Bridgette grinned as she came away from the oven with a loaf of bread, still hot in the pan. “I’ve got to keep you happy so you keep coming home,” she said as she slathered butter over the top crust. Bridgette turned the loaf out onto a platter, heat shimmering the near air. “Christmas bread, a Martha Gooch recipe. I heard it on the radio last week. Come, sit down.”

Early slid onto a bench at one side of the table, and Bridgette onto the bench across from him. She reached for his hand, shivering at the touch. “Have you been carryin’ blocks of ice?”

“Riding into the wind. Bridge, it’s colder than a witch’s elbow out there.”

“You’ll warm up when we get you filled up. Are you going to pray?”

Early bowed his head. “Dear Lord, hard to believe it’s Your son’s birthday again. We praise You. You’ve been so good to us, providing us with shelter, a wealth of food, ways to make a living and a home together. It’s been mighty nice, and we ask You to make it possible again through the coming year. We ask one more thing, Lord, that You look after Bridge’s family in faraway Loch Glenn. . . . Amen.”

He felt the squeeze of his wife’s hand on his. Early had missed that, having been a widower for more than a year. I’m like my dad, he mused, the marrying kind, not meant to live alone. Some ranchers did and Early wondered about that when he’d drive by or stop in on them. They seemed happy enough, but when Early would reach for his hat to leave, he could see a tad of sadness in their eyes.

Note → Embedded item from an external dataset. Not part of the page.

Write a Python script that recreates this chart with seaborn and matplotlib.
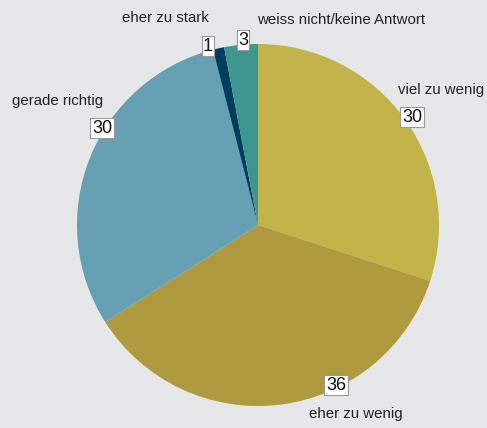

“What’re you thinking about, Jimmy?”

He glanced up. “How nice it is we both have our knees under the same table.”

“Do you miss Thelma?”

Early slid his spoon to the left of his knife, then the knife to the left of the spoon.

“Jimmy, do you?”

“You want a lie?” he asked, shuffling the spoon and knife again.

“No.”

“There are times, yes, when I’m by myself.”

“I wish I’d known her.”

“You would have liked her. Everybody did.”

Bridgette sliced the beef. She made a business of laying a slab on Early’s plate. “Am I in second place?”

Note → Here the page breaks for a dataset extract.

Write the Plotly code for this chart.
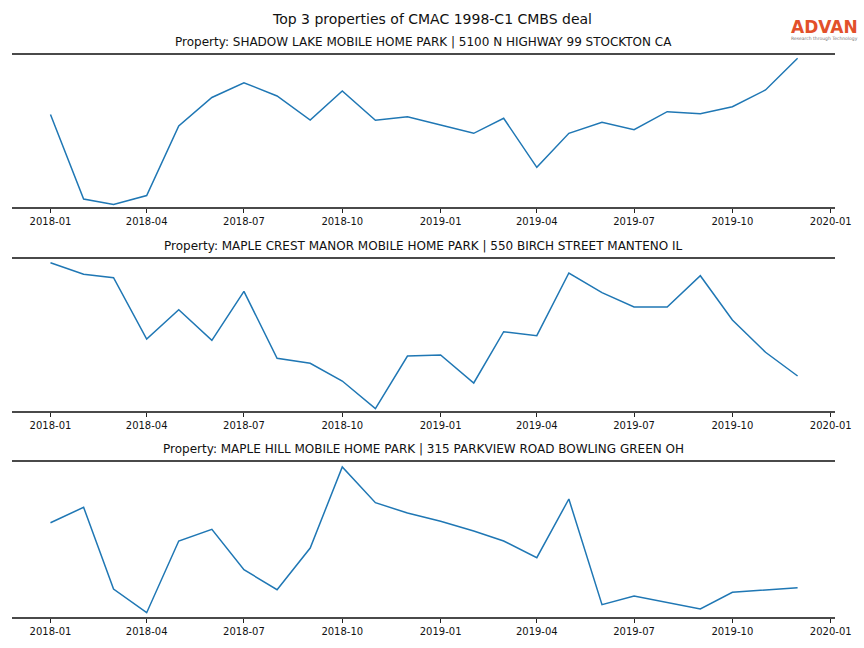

“Not hardly. My mother made me promise to marry a first-place woman. ‘Go for the best,’ she said, ‘like your daddy did.’ ” He helped himself to the potatoes.

“You’re a sweet man, James Early. Now did you get me my cow for Christmas?”

He set the bowl down so hard a potato bounced out and onto the floor. “Good God, no. A milk cow is a shame to a rancher. Dirt farmers have milk cows.”

“James Early, we have a saying where I come from, ‘If you have a cow, hunger will never stare through your door.’ ” The green of Bridgette’s eyes flashed in the light of the lanterns that illuminated the kitchen. “I want my dairy cow.”

“When the devil comes up through the frozen earth,” Early said.

She waved a fork in his face. “That could be tonight, husband.”

He opened his mouth, but a pounding on the door interrupted. Early rose and went out through the front room.

“That could be Old Scratch come for you,” Bridgette called after him.

Early wrenched the door open to stare into the face of a man in an overcoat and plaid cap with the earlappers pulled down.

Early hauled the man inside, Mose Dickerson, the constable from Riley. “About time you got here, Mose. Bridge is about to skin me over this cow business.”

“It isn’t that. Old Ed Watson and Marvelle are goin’ at it with hatchets and pitchforks. Their girl called me, but I’m not gonna get between them two by myself.”

Early cackled. “That’s a good one. That’s a really good story. Let me get my coat and we’ll get going.”

“This ain’t no story, Jimmy. This is for true.”

“Oh, sure,” Early said as he trotted to the kitchen. He took down his mackinaw and pulled it on. “Sorry, Bridge. Looks like the Watsons are at it, and Mose and I gotta go break it up before one of them kills the other.”

“Better bring your axe handle, Jimmy,” Dickerson called out.

The anger in Bridgette’s eyes fled, replaced by worry. “You want me to come?”

“No, Mose and I can handle it.” Early slapped his cattleman’s hat on his head and took an axe handle from the broom closet where he kept the other tools of his law trade–a twelve-gauge pump shotgun, his Winchester Thirty-Ought-Six, and his Army Forty-Five.

“Riot control,” he said as he hefted the handle. “Be back in half an hour, hour at the most.”


Keep it moving

Someone at The Literary International Group, a literary agency in New York City, once put out a set of tips for fiction writers. Concerning pace, he or she said:

Move the story along quickly, but not at the expense of eliminating character or plot development. No one wants to read pages of landscape description. Don’t use six words when two will do.

Keep in mind that this is a book, not a movie. Readers visualize what is happening and fill in the details on their own. A movie does this for them because it is visual.

“John put his shoe-clad left foot in front of his right, then his right foot in front of his left, left, right, left, right, across the green carpeted floor until he reached the door. He stopped. He used his right hand to turn the knob and pushed the door open. He stepped outside. The yellow sun was in the sky, making it hot.”

This paragraph should read:

“John crossed the room and went out into the sunshine.”